OS (NEO)INQUISIDORES E O DIREITO DE PUNIR COMO RELIGIÃO
As agências de persecução criminal devem realizar suas funções com apoio nos princípios informados pelo Estado democrático de Direito e não se comportarem como membros (neo)inquisidores, ou seja, apóstolos a serviço de uma verdadeira religião de punir.
Cada órgão possui uma função estatal. Uma missão institucional. Esse programa normativo deve estar a serviço da sociedade, a destinatária dos serviços do Estado. A trindade formada por Ministério Público, Poder Judiciário e agências policiais não pode resgatar os horrores cometidos pelas mãos de Eymerich e companhia (i)limitada.
Dizer amém ao poder punitivo estatal é esquecer todas as conquistas realizadas pelo nosso modelo processual penal, cujas coordenadas estão ligadas ao estilo acusatório, ou seja, a departamentalização das funções de acusar, julgar, investigar e defender.
Os falsos profetas do processo penal são aqueles que defendem um rigor punitivo para além das leis e para além da Constituição. Ora, para que servem os legisladores e os constituintes? Eles não são ornamentos jurídicos. Muito pelo contrário. Eles cultivam, produzem o Direito e, portanto, devem ser levados em consideração, merecem respeito.
Falar de processo penal exige coragem, paciência e estudo. Coragem de defender nosso sistema jurídico das opiniões do senso comum dos novos inquisidores. Exige paciência, pois devemos suportar falsas acusações, pseudorótulos. Exige estudo, pois a pesquisa criminológica é vasta e demanda muito tempo para pesquisar, entre outras dificuldades dessa via crucis normativa.
O endeusamento do poder-direito-dever de punir é uma das maiores ameaças que nossa democracia enfrenta nas últimas décadas. Devemos fazer uma opção, isto é, ou escolhemos a democracia processual penal ou o autoritarismo punitivista. Não podemos aceitar mais essa cultura inquisitória.
Todos os dias, religiosamente, nossas instâncias de punir são as protagonistas dos nossos noticiários, das nossas conversas na rua etc. O nosso sistema punitivo deve regular de forma adequada a punição dos agentes dos fatos criminosos e se pautar em postulados como a proporcionalidade e a razoabilidade.
Nossos agentes estatais devem abandonar a missão messiânica que eles pensam que tem. Juízes, promotores, procuradores, desembargadores et al. não podem agir como se fossem porta-vozes da segurança pública. A função deles não é essa, mas, sim, aplicar a lei e cumprir a constituição.

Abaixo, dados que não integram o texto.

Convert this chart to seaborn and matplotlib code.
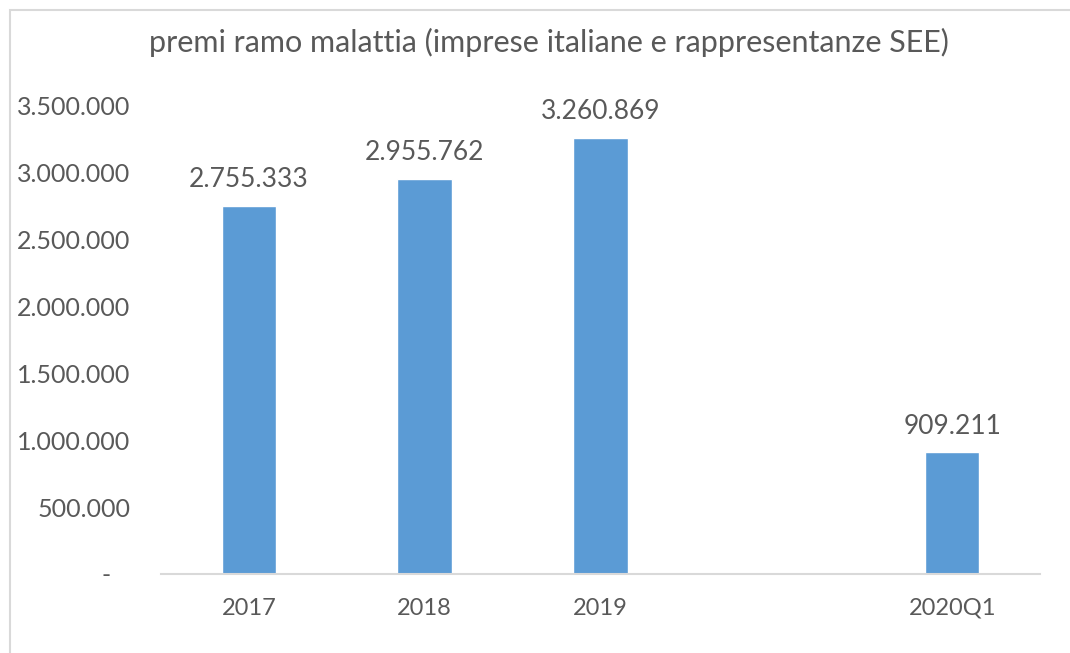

As sagradas escrituras do Código Penal, do Código de Processo Penal, das leis penais especiais, da Lei de Execução Penal e da Constituição Federal de 1988 devem vincular os agentes públicos, uma vez que a bússola para alcançar níveis ótimos de normatividade é a obediência fiel aos comandos dados pelo legislador. A pena, no Brasil, virou o ópio do povo.
Os quatro evangelhos do processo penal são: a) estilo acusatório; b) princípio da busca da verdade real; c) legalismo; e d) imparcialidade dos nossos agentes estatais. Essa é nossa única salvação para escapar das garras do punitivismo e do autoritarismo do processo penal.